►
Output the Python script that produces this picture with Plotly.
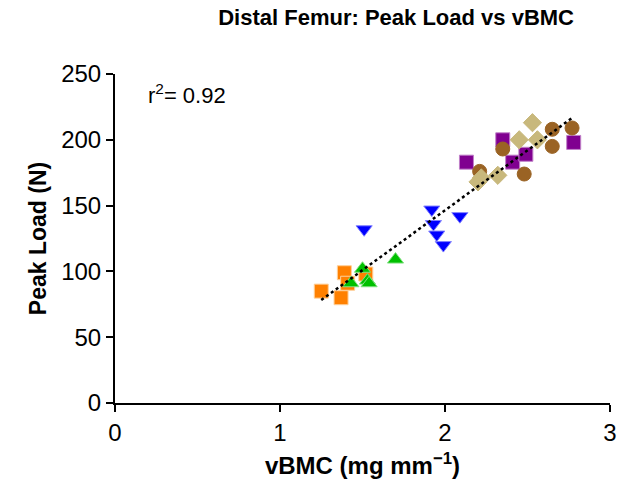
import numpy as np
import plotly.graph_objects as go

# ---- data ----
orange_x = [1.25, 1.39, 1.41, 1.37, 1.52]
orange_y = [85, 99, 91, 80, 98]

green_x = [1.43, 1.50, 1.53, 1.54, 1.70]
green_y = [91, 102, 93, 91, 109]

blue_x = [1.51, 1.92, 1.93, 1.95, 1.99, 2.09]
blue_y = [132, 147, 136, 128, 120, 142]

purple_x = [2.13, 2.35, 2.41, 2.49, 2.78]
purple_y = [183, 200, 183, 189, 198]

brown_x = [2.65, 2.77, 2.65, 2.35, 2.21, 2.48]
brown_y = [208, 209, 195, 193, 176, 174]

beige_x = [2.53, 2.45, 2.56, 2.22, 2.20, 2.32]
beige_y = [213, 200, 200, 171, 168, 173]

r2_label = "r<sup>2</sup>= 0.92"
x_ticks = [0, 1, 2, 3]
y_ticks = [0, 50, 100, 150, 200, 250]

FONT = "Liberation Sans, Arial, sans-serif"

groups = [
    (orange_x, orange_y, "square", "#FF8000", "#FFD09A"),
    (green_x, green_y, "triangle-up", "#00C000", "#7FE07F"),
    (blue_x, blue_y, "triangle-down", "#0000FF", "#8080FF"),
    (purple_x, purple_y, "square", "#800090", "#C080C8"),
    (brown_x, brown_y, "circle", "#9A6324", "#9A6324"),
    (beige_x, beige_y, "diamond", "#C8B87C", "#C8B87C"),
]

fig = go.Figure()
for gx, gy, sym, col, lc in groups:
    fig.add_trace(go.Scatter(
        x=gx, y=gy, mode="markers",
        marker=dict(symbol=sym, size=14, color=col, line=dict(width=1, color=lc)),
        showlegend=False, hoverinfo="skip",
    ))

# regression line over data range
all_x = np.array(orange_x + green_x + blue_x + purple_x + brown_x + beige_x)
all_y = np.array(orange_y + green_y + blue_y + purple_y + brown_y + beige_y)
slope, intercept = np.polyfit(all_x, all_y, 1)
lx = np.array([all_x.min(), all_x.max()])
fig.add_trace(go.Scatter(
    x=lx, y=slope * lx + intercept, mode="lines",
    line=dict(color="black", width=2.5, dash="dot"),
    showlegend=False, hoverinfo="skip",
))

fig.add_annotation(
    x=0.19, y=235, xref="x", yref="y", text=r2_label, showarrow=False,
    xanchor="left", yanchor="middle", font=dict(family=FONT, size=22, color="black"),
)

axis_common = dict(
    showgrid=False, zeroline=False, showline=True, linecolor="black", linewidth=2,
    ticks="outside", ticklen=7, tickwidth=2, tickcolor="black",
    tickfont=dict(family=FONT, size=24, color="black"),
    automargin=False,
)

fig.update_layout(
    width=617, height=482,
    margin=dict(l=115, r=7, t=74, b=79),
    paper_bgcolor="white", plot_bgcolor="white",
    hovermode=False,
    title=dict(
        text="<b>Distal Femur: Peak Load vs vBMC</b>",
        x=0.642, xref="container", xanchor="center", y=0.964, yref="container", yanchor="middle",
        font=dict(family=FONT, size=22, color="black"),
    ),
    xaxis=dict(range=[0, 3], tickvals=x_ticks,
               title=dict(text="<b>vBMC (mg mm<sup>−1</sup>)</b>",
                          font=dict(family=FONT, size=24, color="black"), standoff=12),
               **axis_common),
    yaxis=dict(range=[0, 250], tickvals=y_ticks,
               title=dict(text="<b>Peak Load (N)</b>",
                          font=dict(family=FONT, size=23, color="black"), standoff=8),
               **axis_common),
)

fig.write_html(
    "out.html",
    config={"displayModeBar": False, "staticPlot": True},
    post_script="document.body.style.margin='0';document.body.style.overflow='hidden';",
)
◄
_REQUIREMENTS_. Omit each picture, then return all of the listing exactly as it stands.

_EXERCISE RESPONSE_.
Output the Python script that produces this picture with Plotly.
import numpy as np
import plotly.graph_objects as go

# ---- data ----
orange_x = [1.25, 1.39, 1.41, 1.37, 1.52]
orange_y = [85, 99, 91, 80, 98]

green_x = [1.43, 1.50, 1.53, 1.54, 1.70]
green_y = [91, 102, 93, 91, 109]

blue_x = [1.51, 1.92, 1.93, 1.95, 1.99, 2.09]
blue_y = [132, 147, 136, 128, 120, 142]

purple_x = [2.13, 2.35, 2.41, 2.49, 2.78]
purple_y = [183, 200, 183, 189, 198]

brown_x = [2.65, 2.77, 2.65, 2.35, 2.21, 2.48]
brown_y = [208, 209, 195, 193, 176, 174]

beige_x = [2.53, 2.45, 2.56, 2.22, 2.20, 2.32]
beige_y = [213, 200, 200, 171, 168, 173]

r2_label = "r<sup>2</sup>= 0.92"
x_ticks = [0, 1, 2, 3]
y_ticks = [0, 50, 100, 150, 200, 250]

FONT = "Liberation Sans, Arial, sans-serif"

groups = [
    (orange_x, orange_y, "square", "#FF8000", "#FFD09A"),
    (green_x, green_y, "triangle-up", "#00C000", "#7FE07F"),
    (blue_x, blue_y, "triangle-down", "#0000FF", "#8080FF"),
    (purple_x, purple_y, "square", "#800090", "#C080C8"),
    (brown_x, brown_y, "circle", "#9A6324", "#9A6324"),
    (beige_x, beige_y, "diamond", "#C8B87C", "#C8B87C"),
]

fig = go.Figure()
for gx, gy, sym, col, lc in groups:
    fig.add_trace(go.Scatter(
        x=gx, y=gy, mode="markers",
        marker=dict(symbol=sym, size=14, color=col, line=dict(width=1, color=lc)),
        showlegend=False, hoverinfo="skip",
    ))

# regression line over data range
all_x = np.array(orange_x + green_x + blue_x + purple_x + brown_x + beige_x)
all_y = np.array(orange_y + green_y + blue_y + purple_y + brown_y + beige_y)
slope, intercept = np.polyfit(all_x, all_y, 1)
lx = np.array([all_x.min(), all_x.max()])
fig.add_trace(go.Scatter(
    x=lx, y=slope * lx + intercept, mode="lines",
    line=dict(color="black", width=2.5, dash="dot"),
    showlegend=False, hoverinfo="skip",
))

fig.add_annotation(
    x=0.19, y=235, xref="x", yref="y", text=r2_label, showarrow=False,
    xanchor="left", yanchor="middle", font=dict(family=FONT, size=22, color="black"),
)

axis_common = dict(
    showgrid=False, zeroline=False, showline=True, linecolor="black", linewidth=2,
    ticks="outside", ticklen=7, tickwidth=2, tickcolor="black",
    tickfont=dict(family=FONT, size=24, color="black"),
    automargin=False,
)

fig.update_layout(
    width=617, height=482,
    margin=dict(l=115, r=7, t=74, b=79),
    paper_bgcolor="white", plot_bgcolor="white",
    hovermode=False,
    title=dict(
        text="<b>Distal Femur: Peak Load vs vBMC</b>",
        x=0.642, xref="container", xanchor="center", y=0.964, yref="container", yanchor="middle",
        font=dict(family=FONT, size=22, color="black"),
    ),
    xaxis=dict(range=[0, 3], tickvals=x_ticks,
               title=dict(text="<b>vBMC (mg mm<sup>−1</sup>)</b>",
                          font=dict(family=FONT, size=24, color="black"), standoff=12),
               **axis_common),
    yaxis=dict(range=[0, 250], tickvals=y_ticks,
               title=dict(text="<b>Peak Load (N)</b>",
                          font=dict(family=FONT, size=23, color="black"), standoff=8),
               **axis_common),
)

fig.write_html(
    "out.html",
    config={"displayModeBar": False, "staticPlot": True},
    post_script="document.body.style.margin='0';document.body.style.overflow='hidden';",
)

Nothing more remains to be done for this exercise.